- [Instructions to follow]
Make an exact copy of all the entries below, with the pictures left out.

- [Data for processing]
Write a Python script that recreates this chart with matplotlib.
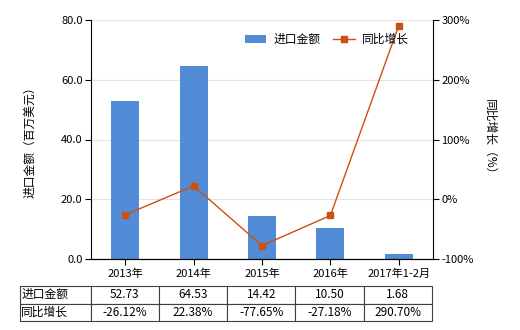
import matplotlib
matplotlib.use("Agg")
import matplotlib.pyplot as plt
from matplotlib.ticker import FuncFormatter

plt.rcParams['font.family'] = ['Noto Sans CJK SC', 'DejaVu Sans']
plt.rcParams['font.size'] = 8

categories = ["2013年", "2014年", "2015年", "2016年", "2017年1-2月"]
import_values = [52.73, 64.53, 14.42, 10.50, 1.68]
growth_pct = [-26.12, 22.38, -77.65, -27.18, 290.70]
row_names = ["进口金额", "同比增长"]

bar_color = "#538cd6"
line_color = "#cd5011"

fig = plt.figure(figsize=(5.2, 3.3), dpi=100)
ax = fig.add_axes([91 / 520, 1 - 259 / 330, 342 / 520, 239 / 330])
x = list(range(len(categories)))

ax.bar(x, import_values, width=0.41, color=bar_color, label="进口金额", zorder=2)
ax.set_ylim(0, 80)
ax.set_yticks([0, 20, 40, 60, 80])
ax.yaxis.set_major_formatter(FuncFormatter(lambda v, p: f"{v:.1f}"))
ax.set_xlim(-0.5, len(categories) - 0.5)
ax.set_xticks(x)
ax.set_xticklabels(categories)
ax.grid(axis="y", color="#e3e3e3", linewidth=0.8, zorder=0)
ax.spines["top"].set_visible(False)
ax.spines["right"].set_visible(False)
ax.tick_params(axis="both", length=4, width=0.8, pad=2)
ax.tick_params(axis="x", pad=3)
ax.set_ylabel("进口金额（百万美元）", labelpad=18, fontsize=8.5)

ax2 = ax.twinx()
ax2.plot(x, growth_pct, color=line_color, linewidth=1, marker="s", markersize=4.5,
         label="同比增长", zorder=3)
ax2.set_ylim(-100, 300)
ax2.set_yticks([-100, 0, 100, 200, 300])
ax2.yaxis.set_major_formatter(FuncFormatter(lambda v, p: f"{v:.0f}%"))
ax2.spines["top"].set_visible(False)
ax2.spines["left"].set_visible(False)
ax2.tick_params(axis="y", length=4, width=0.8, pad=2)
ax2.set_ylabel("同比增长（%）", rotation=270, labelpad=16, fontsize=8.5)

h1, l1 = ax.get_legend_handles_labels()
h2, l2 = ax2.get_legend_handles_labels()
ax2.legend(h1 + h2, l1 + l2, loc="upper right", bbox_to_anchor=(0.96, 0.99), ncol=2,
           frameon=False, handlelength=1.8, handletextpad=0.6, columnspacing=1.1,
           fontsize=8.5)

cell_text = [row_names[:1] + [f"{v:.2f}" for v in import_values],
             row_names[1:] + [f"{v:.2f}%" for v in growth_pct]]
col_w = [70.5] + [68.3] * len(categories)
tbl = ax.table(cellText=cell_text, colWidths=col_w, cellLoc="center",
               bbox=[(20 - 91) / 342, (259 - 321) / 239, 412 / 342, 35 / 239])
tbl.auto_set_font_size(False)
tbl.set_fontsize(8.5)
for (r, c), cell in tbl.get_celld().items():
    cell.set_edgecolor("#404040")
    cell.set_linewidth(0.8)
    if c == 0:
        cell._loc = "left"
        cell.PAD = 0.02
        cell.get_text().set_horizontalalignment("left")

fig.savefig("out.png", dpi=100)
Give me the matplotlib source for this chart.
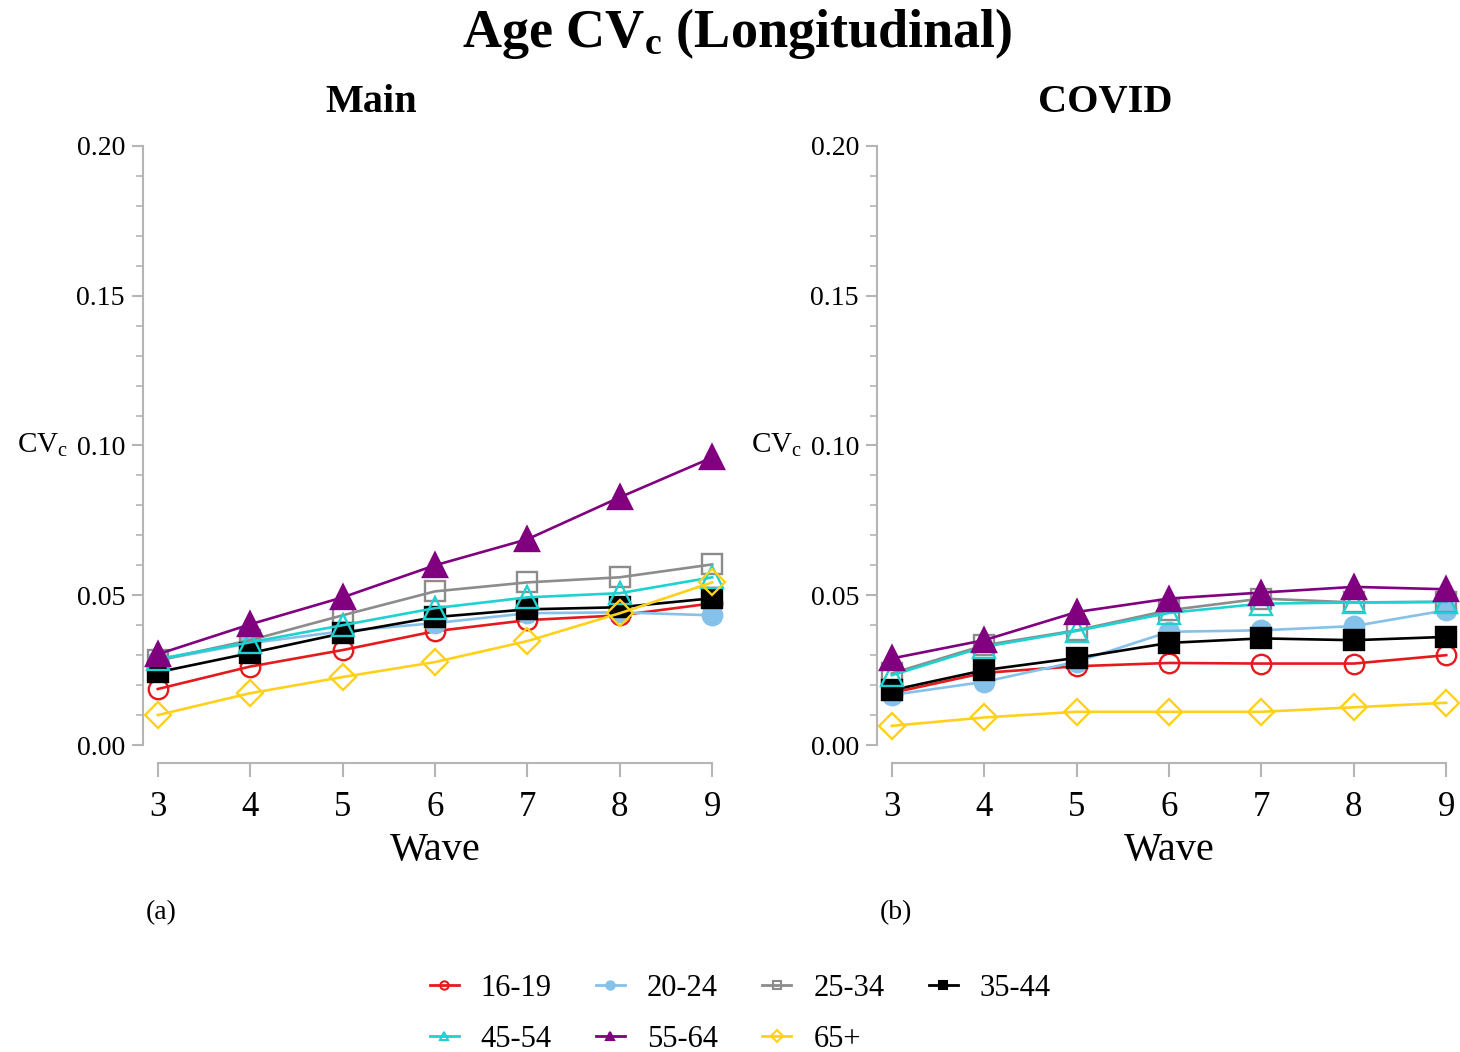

- [Answer]
Write a Python script that recreates this chart with matplotlib.
import matplotlib
matplotlib.use("Agg")
import matplotlib.pyplot as plt
from matplotlib.ticker import FuncFormatter

plt.rcParams['font.family'] = ['Noto Sans CJK SC', 'DejaVu Sans']
plt.rcParams['font.size'] = 8

categories = ["2013年", "2014年", "2015年", "2016年", "2017年1-2月"]
import_values = [52.73, 64.53, 14.42, 10.50, 1.68]
growth_pct = [-26.12, 22.38, -77.65, -27.18, 290.70]
row_names = ["进口金额", "同比增长"]

bar_color = "#538cd6"
line_color = "#cd5011"

fig = plt.figure(figsize=(5.2, 3.3), dpi=100)
ax = fig.add_axes([91 / 520, 1 - 259 / 330, 342 / 520, 239 / 330])
x = list(range(len(categories)))

ax.bar(x, import_values, width=0.41, color=bar_color, label="进口金额", zorder=2)
ax.set_ylim(0, 80)
ax.set_yticks([0, 20, 40, 60, 80])
ax.yaxis.set_major_formatter(FuncFormatter(lambda v, p: f"{v:.1f}"))
ax.set_xlim(-0.5, len(categories) - 0.5)
ax.set_xticks(x)
ax.set_xticklabels(categories)
ax.grid(axis="y", color="#e3e3e3", linewidth=0.8, zorder=0)
ax.spines["top"].set_visible(False)
ax.spines["right"].set_visible(False)
ax.tick_params(axis="both", length=4, width=0.8, pad=2)
ax.tick_params(axis="x", pad=3)
ax.set_ylabel("进口金额（百万美元）", labelpad=18, fontsize=8.5)

ax2 = ax.twinx()
ax2.plot(x, growth_pct, color=line_color, linewidth=1, marker="s", markersize=4.5,
         label="同比增长", zorder=3)
ax2.set_ylim(-100, 300)
ax2.set_yticks([-100, 0, 100, 200, 300])
ax2.yaxis.set_major_formatter(FuncFormatter(lambda v, p: f"{v:.0f}%"))
ax2.spines["top"].set_visible(False)
ax2.spines["left"].set_visible(False)
ax2.tick_params(axis="y", length=4, width=0.8, pad=2)
ax2.set_ylabel("同比增长（%）", rotation=270, labelpad=16, fontsize=8.5)

h1, l1 = ax.get_legend_handles_labels()
h2, l2 = ax2.get_legend_handles_labels()
ax2.legend(h1 + h2, l1 + l2, loc="upper right", bbox_to_anchor=(0.96, 0.99), ncol=2,
           frameon=False, handlelength=1.8, handletextpad=0.6, columnspacing=1.1,
           fontsize=8.5)

cell_text = [row_names[:1] + [f"{v:.2f}" for v in import_values],
             row_names[1:] + [f"{v:.2f}%" for v in growth_pct]]
col_w = [70.5] + [68.3] * len(categories)
tbl = ax.table(cellText=cell_text, colWidths=col_w, cellLoc="center",
               bbox=[(20 - 91) / 342, (259 - 321) / 239, 412 / 342, 35 / 239])
tbl.auto_set_font_size(False)
tbl.set_fontsize(8.5)
for (r, c), cell in tbl.get_celld().items():
    cell.set_edgecolor("#404040")
    cell.set_linewidth(0.8)
    if c == 0:
        cell._loc = "left"
        cell.PAD = 0.02
        cell.get_text().set_horizontalalignment("left")

fig.savefig("out.png", dpi=100)
Give me the matplotlib source for this chart.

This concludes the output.